▶ **Supplied material**
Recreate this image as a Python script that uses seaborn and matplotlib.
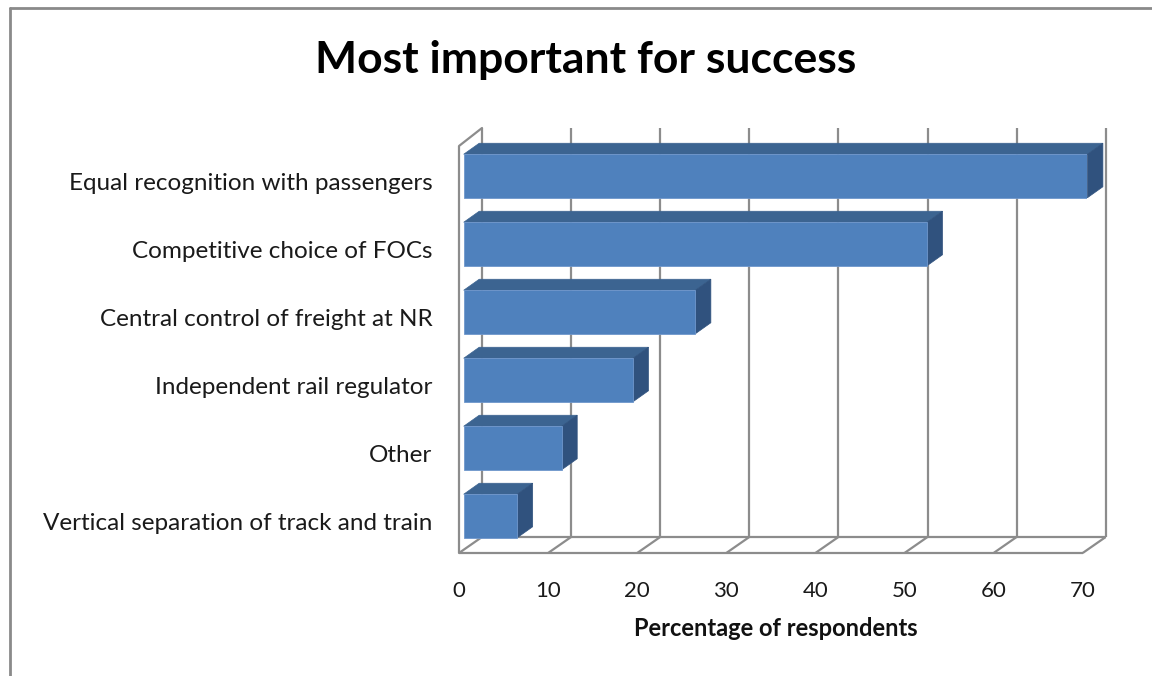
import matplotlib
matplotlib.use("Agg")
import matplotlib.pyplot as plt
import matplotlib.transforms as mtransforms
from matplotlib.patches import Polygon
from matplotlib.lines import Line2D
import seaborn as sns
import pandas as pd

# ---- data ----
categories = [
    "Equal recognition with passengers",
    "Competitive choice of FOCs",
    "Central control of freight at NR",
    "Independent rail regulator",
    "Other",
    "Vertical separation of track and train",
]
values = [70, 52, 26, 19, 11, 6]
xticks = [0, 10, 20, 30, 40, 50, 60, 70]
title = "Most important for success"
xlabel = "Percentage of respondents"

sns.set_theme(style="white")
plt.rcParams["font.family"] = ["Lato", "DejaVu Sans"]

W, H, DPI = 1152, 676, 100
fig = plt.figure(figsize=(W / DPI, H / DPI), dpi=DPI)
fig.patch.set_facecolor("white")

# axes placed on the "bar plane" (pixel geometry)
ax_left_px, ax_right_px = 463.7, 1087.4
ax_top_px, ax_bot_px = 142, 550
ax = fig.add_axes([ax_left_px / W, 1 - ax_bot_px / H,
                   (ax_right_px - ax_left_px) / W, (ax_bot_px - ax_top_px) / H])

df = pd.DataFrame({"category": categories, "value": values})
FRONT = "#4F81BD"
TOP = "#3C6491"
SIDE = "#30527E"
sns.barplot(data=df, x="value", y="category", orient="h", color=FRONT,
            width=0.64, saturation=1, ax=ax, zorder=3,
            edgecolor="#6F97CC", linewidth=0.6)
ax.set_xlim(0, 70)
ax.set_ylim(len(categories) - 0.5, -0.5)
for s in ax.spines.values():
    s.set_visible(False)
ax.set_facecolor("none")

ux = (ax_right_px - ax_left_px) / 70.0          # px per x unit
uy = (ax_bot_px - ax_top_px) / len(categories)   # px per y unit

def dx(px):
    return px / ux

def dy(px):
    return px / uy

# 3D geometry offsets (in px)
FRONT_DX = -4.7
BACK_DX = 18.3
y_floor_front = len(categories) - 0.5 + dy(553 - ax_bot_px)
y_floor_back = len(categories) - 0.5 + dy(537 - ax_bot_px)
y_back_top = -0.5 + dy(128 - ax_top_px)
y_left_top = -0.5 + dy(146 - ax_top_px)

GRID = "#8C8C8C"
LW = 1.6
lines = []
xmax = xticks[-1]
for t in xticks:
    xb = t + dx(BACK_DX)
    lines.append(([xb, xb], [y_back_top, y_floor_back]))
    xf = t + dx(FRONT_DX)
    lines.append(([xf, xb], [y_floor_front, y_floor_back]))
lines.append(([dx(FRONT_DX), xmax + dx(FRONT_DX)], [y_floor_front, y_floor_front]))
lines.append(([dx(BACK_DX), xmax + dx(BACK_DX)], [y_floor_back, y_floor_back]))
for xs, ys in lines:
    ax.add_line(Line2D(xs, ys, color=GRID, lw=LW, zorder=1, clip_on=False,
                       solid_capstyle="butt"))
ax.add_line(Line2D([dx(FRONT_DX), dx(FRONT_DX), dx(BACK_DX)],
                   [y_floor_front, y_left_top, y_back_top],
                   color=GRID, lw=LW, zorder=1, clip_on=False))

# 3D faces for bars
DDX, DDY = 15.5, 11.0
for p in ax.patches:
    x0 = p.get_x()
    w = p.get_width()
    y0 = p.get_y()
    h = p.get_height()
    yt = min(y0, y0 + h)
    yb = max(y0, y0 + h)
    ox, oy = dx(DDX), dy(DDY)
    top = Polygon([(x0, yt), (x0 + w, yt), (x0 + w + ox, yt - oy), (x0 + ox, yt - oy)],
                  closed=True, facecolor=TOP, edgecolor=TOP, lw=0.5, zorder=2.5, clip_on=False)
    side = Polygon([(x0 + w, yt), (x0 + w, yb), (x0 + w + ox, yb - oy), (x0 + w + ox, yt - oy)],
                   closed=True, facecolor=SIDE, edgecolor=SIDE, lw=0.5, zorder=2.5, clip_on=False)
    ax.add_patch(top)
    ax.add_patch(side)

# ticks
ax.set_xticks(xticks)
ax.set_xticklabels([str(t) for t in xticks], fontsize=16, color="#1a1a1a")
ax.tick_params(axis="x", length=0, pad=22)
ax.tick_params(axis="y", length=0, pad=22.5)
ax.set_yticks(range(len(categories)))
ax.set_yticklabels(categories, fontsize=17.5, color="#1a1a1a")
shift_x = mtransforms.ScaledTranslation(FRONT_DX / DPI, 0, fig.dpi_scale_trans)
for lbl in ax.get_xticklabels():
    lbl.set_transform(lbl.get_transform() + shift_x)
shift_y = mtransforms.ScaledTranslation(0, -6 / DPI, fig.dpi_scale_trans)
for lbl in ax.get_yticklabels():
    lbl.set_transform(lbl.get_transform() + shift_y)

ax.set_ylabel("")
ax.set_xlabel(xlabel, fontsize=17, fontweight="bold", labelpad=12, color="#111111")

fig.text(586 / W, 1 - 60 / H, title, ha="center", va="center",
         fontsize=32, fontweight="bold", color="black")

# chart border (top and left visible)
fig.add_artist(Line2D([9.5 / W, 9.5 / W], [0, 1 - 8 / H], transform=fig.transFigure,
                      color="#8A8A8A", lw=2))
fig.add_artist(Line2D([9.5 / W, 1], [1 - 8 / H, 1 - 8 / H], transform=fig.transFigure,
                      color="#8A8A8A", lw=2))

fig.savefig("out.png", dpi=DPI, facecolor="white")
...
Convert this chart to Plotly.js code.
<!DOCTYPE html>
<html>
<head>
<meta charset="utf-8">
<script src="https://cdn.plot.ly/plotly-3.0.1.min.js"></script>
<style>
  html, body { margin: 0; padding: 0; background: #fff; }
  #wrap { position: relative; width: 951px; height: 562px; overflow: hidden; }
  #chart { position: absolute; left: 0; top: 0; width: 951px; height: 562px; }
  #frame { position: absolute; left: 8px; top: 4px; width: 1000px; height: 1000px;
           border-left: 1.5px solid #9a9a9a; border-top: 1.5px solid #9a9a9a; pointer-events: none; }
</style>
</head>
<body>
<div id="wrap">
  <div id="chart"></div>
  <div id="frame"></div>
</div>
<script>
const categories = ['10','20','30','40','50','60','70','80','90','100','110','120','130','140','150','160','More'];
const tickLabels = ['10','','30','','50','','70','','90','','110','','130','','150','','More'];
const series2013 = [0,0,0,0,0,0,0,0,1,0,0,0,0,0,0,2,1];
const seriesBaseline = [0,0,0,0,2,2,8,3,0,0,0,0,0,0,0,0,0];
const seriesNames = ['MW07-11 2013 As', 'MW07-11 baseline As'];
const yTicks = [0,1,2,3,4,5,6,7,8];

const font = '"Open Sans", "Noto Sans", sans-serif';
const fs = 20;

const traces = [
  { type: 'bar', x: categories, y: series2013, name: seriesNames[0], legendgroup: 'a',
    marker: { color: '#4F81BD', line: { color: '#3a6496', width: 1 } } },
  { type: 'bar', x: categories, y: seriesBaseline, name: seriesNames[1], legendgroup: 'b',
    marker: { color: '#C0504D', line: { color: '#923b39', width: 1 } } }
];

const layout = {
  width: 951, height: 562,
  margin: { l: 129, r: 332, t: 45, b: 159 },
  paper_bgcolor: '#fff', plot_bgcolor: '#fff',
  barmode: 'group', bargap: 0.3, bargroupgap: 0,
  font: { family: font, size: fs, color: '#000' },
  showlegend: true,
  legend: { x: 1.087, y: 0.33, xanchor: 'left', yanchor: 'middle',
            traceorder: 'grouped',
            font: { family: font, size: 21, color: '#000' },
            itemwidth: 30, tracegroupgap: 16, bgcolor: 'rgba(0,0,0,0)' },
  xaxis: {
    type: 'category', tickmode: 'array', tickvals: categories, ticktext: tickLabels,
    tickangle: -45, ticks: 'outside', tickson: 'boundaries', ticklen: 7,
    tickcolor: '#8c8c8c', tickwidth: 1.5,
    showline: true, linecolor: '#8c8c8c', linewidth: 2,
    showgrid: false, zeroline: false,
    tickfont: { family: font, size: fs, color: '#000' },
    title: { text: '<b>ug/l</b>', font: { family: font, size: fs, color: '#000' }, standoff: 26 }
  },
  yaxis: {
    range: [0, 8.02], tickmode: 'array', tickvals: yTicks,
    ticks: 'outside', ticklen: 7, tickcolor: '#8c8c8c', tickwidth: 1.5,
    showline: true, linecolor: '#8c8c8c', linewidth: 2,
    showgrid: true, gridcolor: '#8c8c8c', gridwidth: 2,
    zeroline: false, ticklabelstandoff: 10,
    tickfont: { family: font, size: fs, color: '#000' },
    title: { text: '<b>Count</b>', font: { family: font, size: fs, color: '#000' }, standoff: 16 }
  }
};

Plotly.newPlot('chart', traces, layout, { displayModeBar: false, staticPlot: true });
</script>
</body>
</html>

▶ **Directive**
The first line to give again is the one with "Recreate this image", and the last is the one with "y_left_top = -0.5 + dy(146 - ax_top_px)". Repeat them and everything between exactly, minus the pictures.

▶ **Response to the exercise**
Recreate this image as a Python script that uses seaborn and matplotlib.
import matplotlib
matplotlib.use("Agg")
import matplotlib.pyplot as plt
import matplotlib.transforms as mtransforms
from matplotlib.patches import Polygon
from matplotlib.lines import Line2D
import seaborn as sns
import pandas as pd

# ---- data ----
categories = [
    "Equal recognition with passengers",
    "Competitive choice of FOCs",
    "Central control of freight at NR",
    "Independent rail regulator",
    "Other",
    "Vertical separation of track and train",
]
values = [70, 52, 26, 19, 11, 6]
xticks = [0, 10, 20, 30, 40, 50, 60, 70]
title = "Most important for success"
xlabel = "Percentage of respondents"

sns.set_theme(style="white")
plt.rcParams["font.family"] = ["Lato", "DejaVu Sans"]

W, H, DPI = 1152, 676, 100
fig = plt.figure(figsize=(W / DPI, H / DPI), dpi=DPI)
fig.patch.set_facecolor("white")

# axes placed on the "bar plane" (pixel geometry)
ax_left_px, ax_right_px = 463.7, 1087.4
ax_top_px, ax_bot_px = 142, 550
ax = fig.add_axes([ax_left_px / W, 1 - ax_bot_px / H,
                   (ax_right_px - ax_left_px) / W, (ax_bot_px - ax_top_px) / H])

df = pd.DataFrame({"category": categories, "value": values})
FRONT = "#4F81BD"
TOP = "#3C6491"
SIDE = "#30527E"
sns.barplot(data=df, x="value", y="category", orient="h", color=FRONT,
            width=0.64, saturation=1, ax=ax, zorder=3,
            edgecolor="#6F97CC", linewidth=0.6)
ax.set_xlim(0, 70)
ax.set_ylim(len(categories) - 0.5, -0.5)
for s in ax.spines.values():
    s.set_visible(False)
ax.set_facecolor("none")

ux = (ax_right_px - ax_left_px) / 70.0          # px per x unit
uy = (ax_bot_px - ax_top_px) / len(categories)   # px per y unit

def dx(px):
    return px / ux

def dy(px):
    return px / uy

# 3D geometry offsets (in px)
FRONT_DX = -4.7
BACK_DX = 18.3
y_floor_front = len(categories) - 0.5 + dy(553 - ax_bot_px)
y_floor_back = len(categories) - 0.5 + dy(537 - ax_bot_px)
y_back_top = -0.5 + dy(128 - ax_top_px)
y_left_top = -0.5 + dy(146 - ax_top_px)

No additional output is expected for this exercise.